An estimated 44 million nesting birds have been lost from the UK since 1966, according to a new report.

Experts estimate that breeding birds have vanished from the British countryside at an average rate of one pair every minute.

There are now thought to be 166 million nesting birds in the UK compared with 210 million in the 1960s.

The house sparrow is one of the biggest casualties, say researchers. Since 1966, its population has halved from 20 million to 10 million, despite a rise over the last decade.

Dr Mark Eaton, a Royal Society for the Protection of Birds scientist who worked on the State of the UK’s Birds 2012 report, said: “It is shocking to think that we’ve lost one in five of the individual birds that we had in the 1960s, especially when you think that the 44 million birds we have lost since 1966 is equivalent to the current adult human population of England and Wales.”

Changes in land use and the management of the countryside and coastal waters are believed to have contributed to the losses.

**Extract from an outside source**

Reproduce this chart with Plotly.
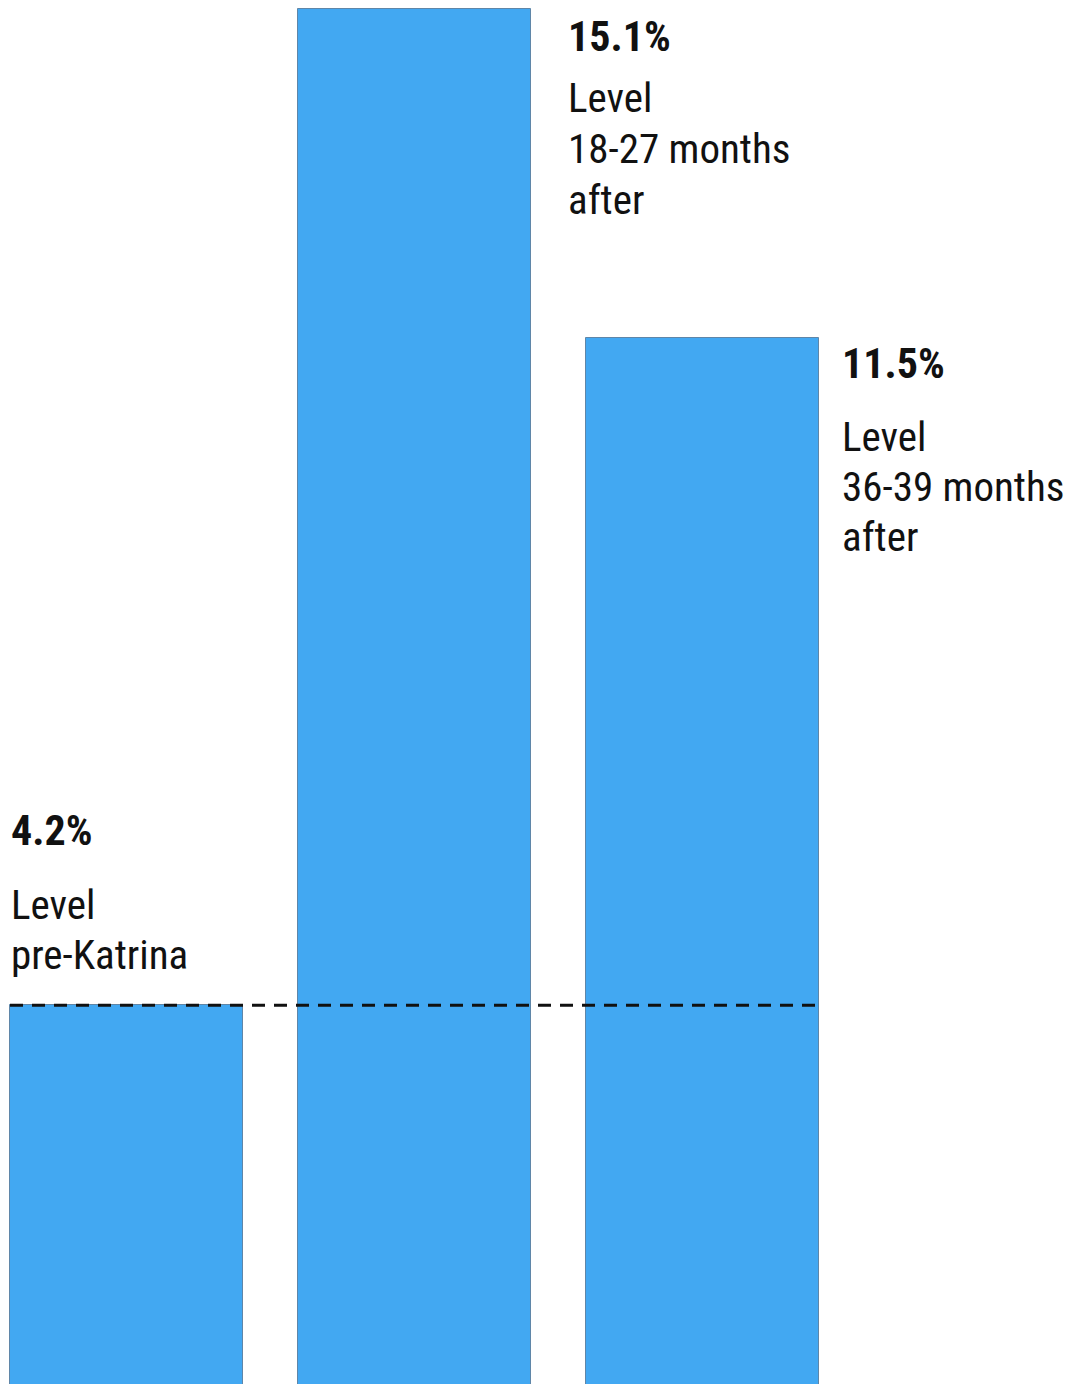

In some cases, birds have found it difficult to locate suitable places to nest, or to forage for food in the summer or winter.

There were both losers and winners among different individual species, said the scientists. The trend was highlighted by the fortunes of two related species, the turtle and collared dove.

In 1966, the turtle dove was widespread with around 140,000 breeding pairs. Collared dove numbers, on the other hand, were very low as the species only started nesting in the UK in 1955.

Now there are thought to be no more than about 14,000 nesting pairs of turtle doves in the UK, while the collared dove population has exploded to around a million pairs.

Report author Dr Andy Musgrove, from the British Trust for Ornithology, said: “Amongst individual species, whilst there have been some winners, the number of losers is greater and the long-term picture is sobering. There is still more to learn though, and we need the continuing support of ever greater numbers of volunteer birdwatchers, on whose efforts all of these numbers are based.”